* AIM: Copy, exactly and only, the lines from the one with "Write a Python" up to and including the one with "from bokeh.resources import INLINE", leaving pictures out.
= = = = =
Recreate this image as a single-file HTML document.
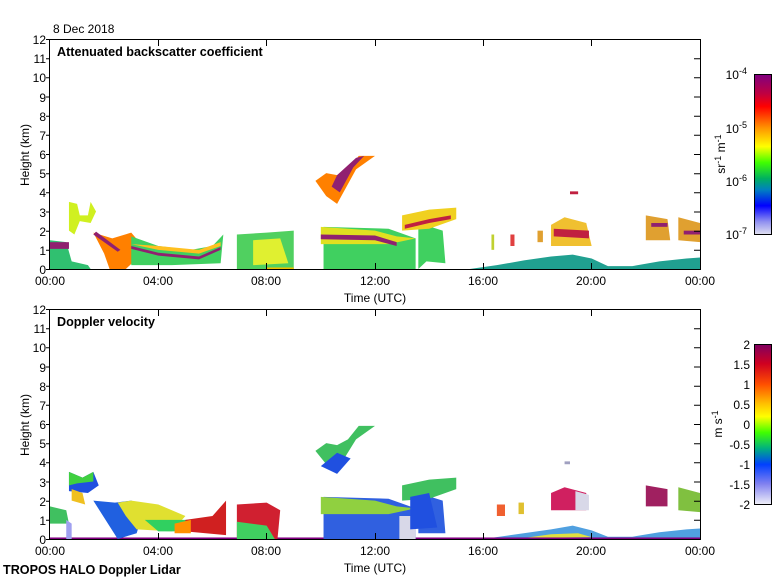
<!DOCTYPE html>
<html><head><meta charset="utf-8"><style>
body{margin:0;background:#fff;}
svg{display:block;font-family:"Liberation Sans",sans-serif;}
</style></head><body>
<svg width="780" height="580" viewBox="0 0 780 580">
<defs>
<linearGradient id="cb1" x1="0" y1="0" x2="0" y2="1">
<stop offset="0" stop-color="#800080"/><stop offset="0.12" stop-color="#c00040"/><stop offset="0.2" stop-color="#ff0000"/><stop offset="0.33" stop-color="#ff9000"/><stop offset="0.45" stop-color="#ffff00"/><stop offset="0.55" stop-color="#40ff00"/><stop offset="0.65" stop-color="#00b060"/><stop offset="0.72" stop-color="#0080c0"/><stop offset="0.82" stop-color="#0000ff"/><stop offset="0.92" stop-color="#9090f0"/><stop offset="1" stop-color="#e0e0f0"/>
</linearGradient>
<linearGradient id="cb2" x1="0" y1="0" x2="0" y2="1">
<stop offset="0" stop-color="#800060"/><stop offset="0.12" stop-color="#d00020"/><stop offset="0.25" stop-color="#ff5000"/><stop offset="0.37" stop-color="#ffc000"/><stop offset="0.45" stop-color="#ffff00"/><stop offset="0.55" stop-color="#40ff00"/><stop offset="0.65" stop-color="#00b080"/><stop offset="0.75" stop-color="#0040ff"/><stop offset="0.87" stop-color="#8080f0"/><stop offset="1" stop-color="#f0f0f8"/>
</linearGradient>
</defs>

<text x="53" y="33" font-size="12">8 Dec 2018</text>

<!-- TOP PANEL DATA -->
<g transform="translate(50,269) scale(27.083,-19.167)">
<polygon fill="#20a090" points="15.5,0 16.5,0.2 17.5,0.45 18.5,0.65 19.3,0.75 20,0.55 20.6,0.15 21.5,0.15 22.5,0.4 23.5,0.55 24,0.6 24,0"/>
<polygon fill="#30c070" points="0,0 0,1.5 0.6,1.4 0.8,0.4 1.4,0.2 1.5,0"/>
<rect x="0" y="1.05" width="0.7" height="0.35" fill="#902070"/>
<polygon fill="#d0f020" points="0.7,2 0.7,3.5 1.0,3.4 1.1,2.8 1.4,2.8 1.5,3.5 1.7,3.0 1.5,2.4 1.1,2.5 0.9,1.8"/>
<polygon fill="#ff8000" points="1.6,1.9 2.3,1.6 3.0,1.9 3.3,1.4 3.1,0.4 2.8,0 2.2,0 2.0,0.8"/>
<polygon fill="#902070" points="1.6,1.8 2.5,0.9 2.6,1.0 1.7,1.95"/>
<polygon fill="#40d060" points="3.0,0.2 3.0,1.7 4.0,1.2 5.2,1.0 6.0,1.2 6.4,1.8 6.3,0.3 4.5,0.2"/>
<polygon fill="#ffc020" points="3.0,1.3 4.0,1.0 5.5,0.8 6.3,1.2 6.3,1.4 5.5,1.0 4.0,1.2"/>
<polygon fill="#902070" points="3.0,1.05 4.0,0.7 5.5,0.5 6.3,1.0 6.3,1.15 5.5,0.65 4.0,0.85 3.0,1.2"/>
<polygon fill="#50d060" points="6.9,0 6.9,1.8 8.0,1.9 9.0,2.0 9.0,0"/>
<polygon fill="#e0f030" points="7.5,0.2 7.5,1.5 8.5,1.6 8.8,0.3"/>
<rect x="8" y="0" width="1" height="0.08" fill="#f0c000"/>
<polygon fill="#ff8000" points="9.8,4.6 10.2,5.0 10.6,4.9 11.0,5.2 11.4,5.9 12.0,5.9 11.3,5.2 10.6,3.4 10.2,3.8"/>
<polygon fill="#902070" points="10.4,4.3 10.6,4.9 11.3,5.8 11.6,5.9 11.2,5.3 10.7,4.0"/>
<polygon fill="#40d060" points="10.1,0 10.1,2.2 12.5,2.1 13.5,1.6 13.5,0"/>
<polygon fill="#40d060" points="13.6,0 13.6,2.4 14.5,2.0 14.6,0.3 13.9,0.4"/>
<polygon fill="#e0e020" points="10,1.3 10,2.2 12,2.0 12.8,1.7 13.5,1.6 12.5,1.3"/>
<polygon fill="#902070" points="10,1.55 12,1.5 12.8,1.2 12.8,1.4 12,1.75 10,1.8"/>
<polygon fill="#f0d020" points="13.0,2.0 13.0,2.8 14.0,3.1 15.0,3.2 15.0,2.6 14.0,2.1"/>
<polygon fill="#c02040" points="13.1,2.3 14.0,2.6 14.8,2.8 14.8,2.6 14.0,2.4 13.1,2.1"/>
<polygon fill="#f0c030" points="18.5,1.2 18.5,2.3 19.0,2.7 19.8,2.4 20.0,1.2"/>
<polygon fill="#c02040" points="18.6,1.7 19.9,1.6 19.9,2.0 18.6,2.1"/>
<polygon fill="#e0a030" points="22.0,1.5 22.0,2.8 22.8,2.6 22.9,1.5"/>
<polygon fill="#e0a030" points="23.2,1.5 23.2,2.7 24,2.4 24,1.4"/>
<rect x="22.2" y="2.2" width="0.6" height="0.2" fill="#902070"/>
<rect x="23.4" y="1.8" width="0.6" height="0.2" fill="#902070"/>
<rect x="16.3" y="1.0" width="0.1" height="0.8" fill="#c0d030"/>
<rect x="17.0" y="1.2" width="0.15" height="0.6" fill="#e04040"/>
<rect x="18.0" y="1.4" width="0.2" height="0.6" fill="#e0a030"/>
<rect x="19.2" y="3.9" width="0.3" height="0.15" fill="#c02040"/>
</g>

<!-- BOTTOM PANEL DATA -->
<g transform="translate(50,539) scale(27.083,-19.167)">
<polygon fill="#50a0e0" points="16,0 17,0.2 18.5,0.5 19.3,0.7 20,0.45 20.6,0.12 21.5,0.12 22.5,0.35 23.5,0.5 24,0.55 24,0"/>
<polygon fill="#e0e040" points="17.5,0.05 18.5,0.25 19.5,0.3 20,0.1"/>
<rect x="0" y="0" width="24" height="0.08" fill="#800080"/>
<polygon fill="#40c060" points="0,0.8 0,1.7 0.6,1.5 0.7,0.8"/>
<polygon fill="#a0a0f0" points="0.6,0 0.6,1 0.8,0.8 0.8,0"/>
<polygon fill="#2050e0" points="0.7,2.5 0.7,3.5 1.2,3.2 1.6,3.5 1.8,2.8 1.4,2.4"/>
<polygon fill="#40d040" points="0.7,2.8 0.7,3.5 1.2,3.2 1.6,3.5 1.6,3.0 1.0,2.9"/>
<polygon fill="#f0c020" points="0.8,2.0 0.8,2.6 1.2,2.4 1.3,1.8"/>
<polygon fill="#2060e0" points="1.6,2.0 2.4,1.9 3.0,2.0 3.5,1.7 3.2,0.3 2.5,0"/>
<polygon fill="#e0e030" points="2.5,1.9 3.0,2.0 4.0,1.8 5.0,1.2 4.5,0.4 3.2,0.5 2.8,1.2"/>
<polygon fill="#30d060" points="3.5,1.0 4.5,1.0 5.2,1.0 5.2,0.4 4,0.4"/>
<polygon fill="#d02020" points="5.0,0.4 5.0,1.0 6.0,1.2 6.5,2.0 6.5,0.2"/>
<polygon fill="#ff9000" points="4.6,0.3 4.6,0.8 5.2,1.0 5.2,0.3"/>
<polygon fill="#d02030" points="6.9,0 6.9,1.8 8.0,1.9 8.5,1.5 8.4,0"/>
<polygon fill="#40d060" points="6.9,0 6.9,0.9 8.0,0.7 8.3,0"/>
<polygon fill="#40c060" points="9.8,4.6 10.2,5.0 10.6,4.9 11.0,5.2 11.4,5.9 12.0,5.9 11.3,5.2 10.6,3.6 10.2,3.9"/>
<polygon fill="#2050e0" points="10,3.8 10.6,3.4 11.1,4.2 10.6,4.5"/>
<polygon fill="#3060e0" points="10.1,0 10.1,2.2 12.5,2.1 13.5,1.6 13.5,0"/>
<polygon fill="#3060e0" points="13.6,0.3 13.6,2.4 14.5,2.0 14.6,0.3"/>
<polygon fill="#90d040" points="10,1.3 10,2.2 12,2.0 12.8,1.7 13.5,1.6 12.5,1.3"/>
<polygon fill="#d8d8e8" points="12.9,0 12.9,1.2 13.5,1.2 13.5,0"/>
<polygon fill="#40c060" points="13.0,2.0 13.0,2.8 14.0,3.1 15.0,3.2 15.0,2.6 14.0,2.1"/>
<polygon fill="#2050e0" points="13.3,0.5 13.3,2.2 14.0,2.4 14.3,0.6"/>
<polygon fill="#d02060" points="18.5,1.5 18.5,2.4 19.0,2.7 19.8,2.4 19.8,1.5"/>
<polygon fill="#d8d8e8" points="19.4,1.5 19.4,2.5 19.9,2.3 19.9,1.5"/>
<polygon fill="#a02060" points="22.0,1.7 22.0,2.8 22.8,2.6 22.8,1.7"/>
<polygon fill="#80c040" points="23.2,1.5 23.2,2.7 24,2.4 24,1.4"/>
<rect x="16.5" y="1.2" width="0.3" height="0.6" fill="#f06030"/>
<rect x="17.3" y="1.3" width="0.2" height="0.6" fill="#e0c030"/>
<rect x="19.0" y="3.9" width="0.2" height="0.15" fill="#a0a0c0"/>
</g>

<!-- AXES -->
<g stroke="#000" stroke-width="1" fill="none">
<rect x="49.5" y="39.5" width="651" height="230"/>
<rect x="49.5" y="309.5" width="651" height="230"/>
<path id="tk" d="M50,269.5h-4M50,250.3h-4M50,231.2h-4M50,212h-4M50,192.8h-4M50,173.7h-4M50,154.5h-4M50,135.3h-4M50,116.2h-4M50,97h-4M50,77.8h-4M50,58.7h-4M50,39.5h-4
M700,250.3h-6M700,231.2h-6M700,212h-6M700,192.8h-6M700,173.7h-6M700,154.5h-6M700,135.3h-6M700,116.2h-6M700,97h-6M700,77.8h-6M700,58.7h-6
M158.5,269v-6M266.5,269v-6M375.5,269v-6M483.5,269v-6M591.5,269v-6M158.5,40v6M266.5,40v6M375.5,40v6M483.5,40v6M591.5,40v6"/>
<use href="#tk" y="270"/>
<rect x="754.5" y="74.5" width="17" height="160" fill="url(#cb1)"/>
<rect x="754.5" y="344.5" width="17" height="160" fill="url(#cb2)"/>
</g>

<g font-size="12" text-anchor="end">
<text x="46" y="274">0</text><text x="46" y="255">1</text><text x="46" y="236">2</text><text x="46" y="217">3</text><text x="46" y="197">4</text><text x="46" y="178">5</text><text x="46" y="159">6</text><text x="46" y="140">7</text><text x="46" y="121">8</text><text x="46" y="102">9</text><text x="46" y="82">10</text><text x="46" y="63">11</text><text x="46" y="44">12</text>
<text x="46" y="544">0</text><text x="46" y="525">1</text><text x="46" y="506">2</text><text x="46" y="487">3</text><text x="46" y="467">4</text><text x="46" y="448">5</text><text x="46" y="429">6</text><text x="46" y="410">7</text><text x="46" y="391">8</text><text x="46" y="372">9</text><text x="46" y="352">10</text><text x="46" y="333">11</text><text x="46" y="314">12</text>
</g>
<g font-size="12" text-anchor="middle">
<text x="50" y="285">00:00</text><text x="158" y="285">04:00</text><text x="266" y="285">08:00</text><text x="375" y="285">12:00</text><text x="483" y="285">16:00</text><text x="591" y="285">20:00</text><text x="700" y="285">00:00</text>
<text x="375" y="302">Time (UTC)</text>
<text x="50" y="555">00:00</text><text x="158" y="555">04:00</text><text x="266" y="555">08:00</text><text x="375" y="555">12:00</text><text x="483" y="555">16:00</text><text x="591" y="555">20:00</text><text x="700" y="555">00:00</text>
<text x="375" y="572">Time (UTC)</text>
<text transform="translate(29,155) rotate(-90)">Height (km)</text>
<text transform="translate(29,425) rotate(-90)">Height (km)</text>
<text transform="translate(725,154) rotate(-90)">sr<tspan dy="-4" font-size="9">-1</tspan><tspan dy="4"> m</tspan><tspan dy="-4" font-size="9">-1</tspan></text>
<text transform="translate(722,424) rotate(-90)">m s<tspan dy="-4" font-size="9">-1</tspan></text>
</g>
<g font-size="12.6" font-weight="bold">
<text x="57" y="56">Attenuated backscatter coefficient</text>
<text x="57" y="326">Doppler velocity</text>
<text x="3" y="574">TROPOS HALO Doppler Lidar</text>
</g>
<g font-size="12" text-anchor="end">
<text x="747" y="79">10<tspan dy="-5" font-size="9">-4</tspan></text>
<text x="747" y="133">10<tspan dy="-5" font-size="9">-5</tspan></text>
<text x="747" y="186">10<tspan dy="-5" font-size="9">-6</tspan></text>
<text x="747" y="239">10<tspan dy="-5" font-size="9">-7</tspan></text>
<text x="750" y="349">2</text><text x="750" y="369">1.5</text><text x="750" y="389">1</text><text x="750" y="409">0.5</text><text x="750" y="429">0</text><text x="750" y="449">-0.5</text><text x="750" y="469">-1</text><text x="750" y="489">-1.5</text><text x="750" y="509">-2</text>
</g>
</svg>
</body></html>
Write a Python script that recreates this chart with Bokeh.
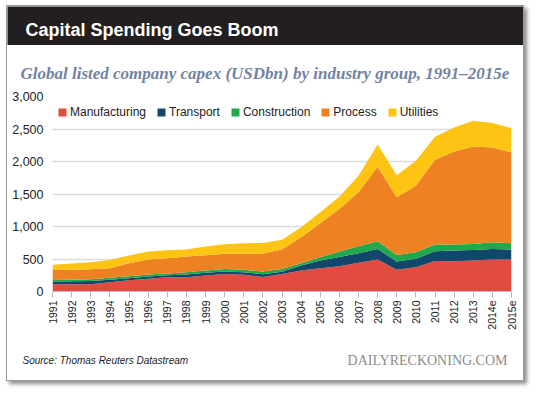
import math
from bokeh.plotting import figure
from bokeh.models import (ColumnDataSource, FixedTicker, NumeralTickFormatter,
                          Range1d, Label, Legend)
from bokeh.layouts import column
from bokeh.embed import file_html
from bokeh.resources import INLINE

# ---------------- data ----------------
years = ["1991", "1992", "1993", "1994", "1995", "1996", "1997", "1998", "1999",
         "2000", "2001", "2002", "2003", "2004", "2005", "2006", "2007", "2008",
         "2009", "2010", "2011", "2012", "2013", "2014e", "2015e"]
manufacturing = [110, 112, 113, 143, 174, 195, 220, 220, 246, 271, 256, 225, 268,
                 322, 358, 389, 441, 491, 333, 373, 471, 466, 476, 491, 491]
transport = [44, 45, 49, 37, 31, 35, 31, 41, 41, 36, 41, 41, 37,
             77, 118, 140, 148, 164, 128, 129, 148, 164, 164, 164, 154]
construction = [24, 25, 26, 30, 31, 31, 25, 36, 36, 41, 36, 41, 40,
                36, 51, 85, 107, 118, 102, 102, 103, 92, 92, 103, 97]
process = [152, 154, 155, 148, 199, 230, 236, 241, 235, 231, 246, 277, 300,
           400, 522, 656, 830, 1147, 886, 1024, 1306, 1433, 1500, 1459, 1398]
utilities = [82, 96, 108, 126, 118, 123, 123, 107, 133, 148, 163, 163, 150,
             153, 169, 189, 256, 340, 338, 384, 353, 369, 395, 374, 374]
series_names = ["Manufacturing", "Transport", "Construction", "Process", "Utilities"]
series_colors = ["#e34b40", "#10476a", "#21a74c", "#ee8222", "#fdc414"]
y_ticks = [0, 500, 1000, 1500, 2000, 2500, 3000]

xs = list(range(len(years)))
src = ColumnDataSource(dict(x=xs, Manufacturing=manufacturing, Transport=transport,
                            Construction=construction, Process=process,
                            Utilities=utilities))

W = 516


def text_strip(height, bg):
    f = figure(width=W, height=height, x_range=Range1d(0, W), y_range=Range1d(0, height),
               x_axis_location=None, y_axis_location=None, min_border=0,
               output_backend="svg", toolbar_location=None)
    f.frame_align = False
    f.grid.visible = False
    f.outline_line_color = None
    f.background_fill_color = bg
    f.border_fill_color = bg
    return f


# ---------------- header ----------------
hdr = text_strip(39, "#231f20")
hdr.add_layout(Label(x=18, y=16, x_units="screen", y_units="screen",
                     text="Capital Spending Goes Boom", text_color="white",
                     text_font="Liberation Sans", text_font_style="bold",
                     text_font_size="18px", text_baseline="alphabetic"))

# ---------------- subtitle ----------------
sub = text_strip(40, "white")
sub.add_layout(Label(x=13, y=12, x_units="screen", y_units="screen",
                     text="Global listed company capex (USDbn) by industry group, 1991\u20132015e",
                     text_color="#7383a3", text_font="Liberation Serif",
                     text_font_style="bold italic", text_font_size="17px",
                     text_baseline="alphabetic"))

# ---------------- main chart ----------------
p = figure(frame_width=459, frame_height=195,
           x_range=Range1d(0, len(years) - 1), y_range=Range1d(0, 3000),
           min_border_left=45, min_border_right=12, min_border_top=11,
           min_border_bottom=55, output_backend="svg", toolbar_location=None)
p.frame_align = False
p.outline_line_color = None
p.background_fill_color = "white"
p.border_fill_color = "white"

renderers = p.varea_stack(stackers=series_names, x="x", color=series_colors, source=src)

legend = Legend(items=[(n, [r]) for n, r in zip(series_names, renderers)],
                orientation="horizontal", location=(5, 172),
                glyph_width=10, glyph_height=10, label_height=10, label_width=10,
                label_standoff=3, spacing=10, padding=0, margin=0,
                label_text_font="Liberation Sans", label_text_font_size="12px",
                label_text_color="#222222",
                background_fill_alpha=0, border_line_alpha=0)
p.add_layout(legend)

# x axis
p.xaxis.ticker = FixedTicker(ticks=xs)
p.xaxis.major_label_overrides = {i: y for i, y in zip(xs, years)}
p.xaxis.major_label_orientation = math.pi / 2
p.xaxis.major_tick_out = 6
p.xaxis.major_tick_in = 0
p.xaxis.minor_tick_line_color = None
p.xaxis.axis_line_color = "#bbbbbb"
p.xaxis.major_tick_line_color = "#bbbbbb"
p.xaxis.major_label_standoff = 3
p.xaxis.major_label_text_font = "Liberation Sans"
p.xaxis.major_label_text_font_size = "10.5px"
p.xaxis.major_label_text_color = "#222222"

# y axis
p.yaxis.ticker = FixedTicker(ticks=y_ticks)
p.yaxis.formatter = NumeralTickFormatter(format="0,0")
p.yaxis.axis_line_color = None
p.yaxis.major_tick_line_color = None
p.yaxis.minor_tick_line_color = None
p.yaxis.major_label_standoff = 3
p.yaxis.major_label_text_font = "Liberation Sans"
p.yaxis.major_label_text_font_size = "12.5px"
p.yaxis.major_label_text_color = "#222222"

p.xgrid.grid_line_color = None
p.ygrid.grid_line_color = "#dcdcdc"
p.ygrid.grid_line_width = 1.5

# ---------------- footer ----------------
ftr = text_strip(34, "white")
ftr.add_layout(Label(x=15, y=20, x_units="screen", y_units="screen",
                     text="Source: Thomas Reuters Datastream", text_color="#222222",
                     text_font="Liberation Sans", text_font_style="italic",
                     text_font_size="10px", text_baseline="alphabetic"))
ftr.add_layout(Label(x=500, y=20, x_units="screen", y_units="screen",
                     text="DAILYRECKONING.COM", text_color="#8c8c8c",
                     text_font="Liberation Serif", text_font_size="14px",
                     text_align="right", text_baseline="alphabetic"))

layout = column(hdr, sub, p, ftr, spacing=0,
                styles={"border": "1px solid #9a9a9a",
                        "box-shadow": "3px 3px 4px rgba(0,0,0,0.45)",
                        "margin": "5px 0 0 6px"})

open("out.html", "w").write(file_html(layout, INLINE))
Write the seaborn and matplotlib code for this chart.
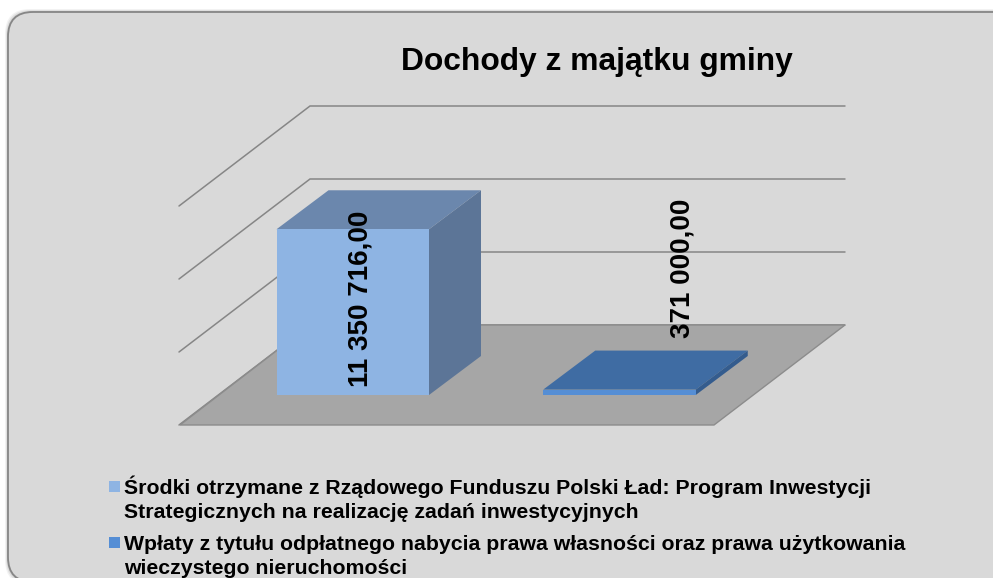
= = = = =
* FINAL RESULT:
Write a Python script that recreates this chart with Bokeh.
import math
from bokeh.plotting import figure
from bokeh.models import (ColumnDataSource, FixedTicker, NumeralTickFormatter,
                          Range1d, Label, Legend)
from bokeh.layouts import column
from bokeh.embed import file_html
from bokeh.resources import INLINE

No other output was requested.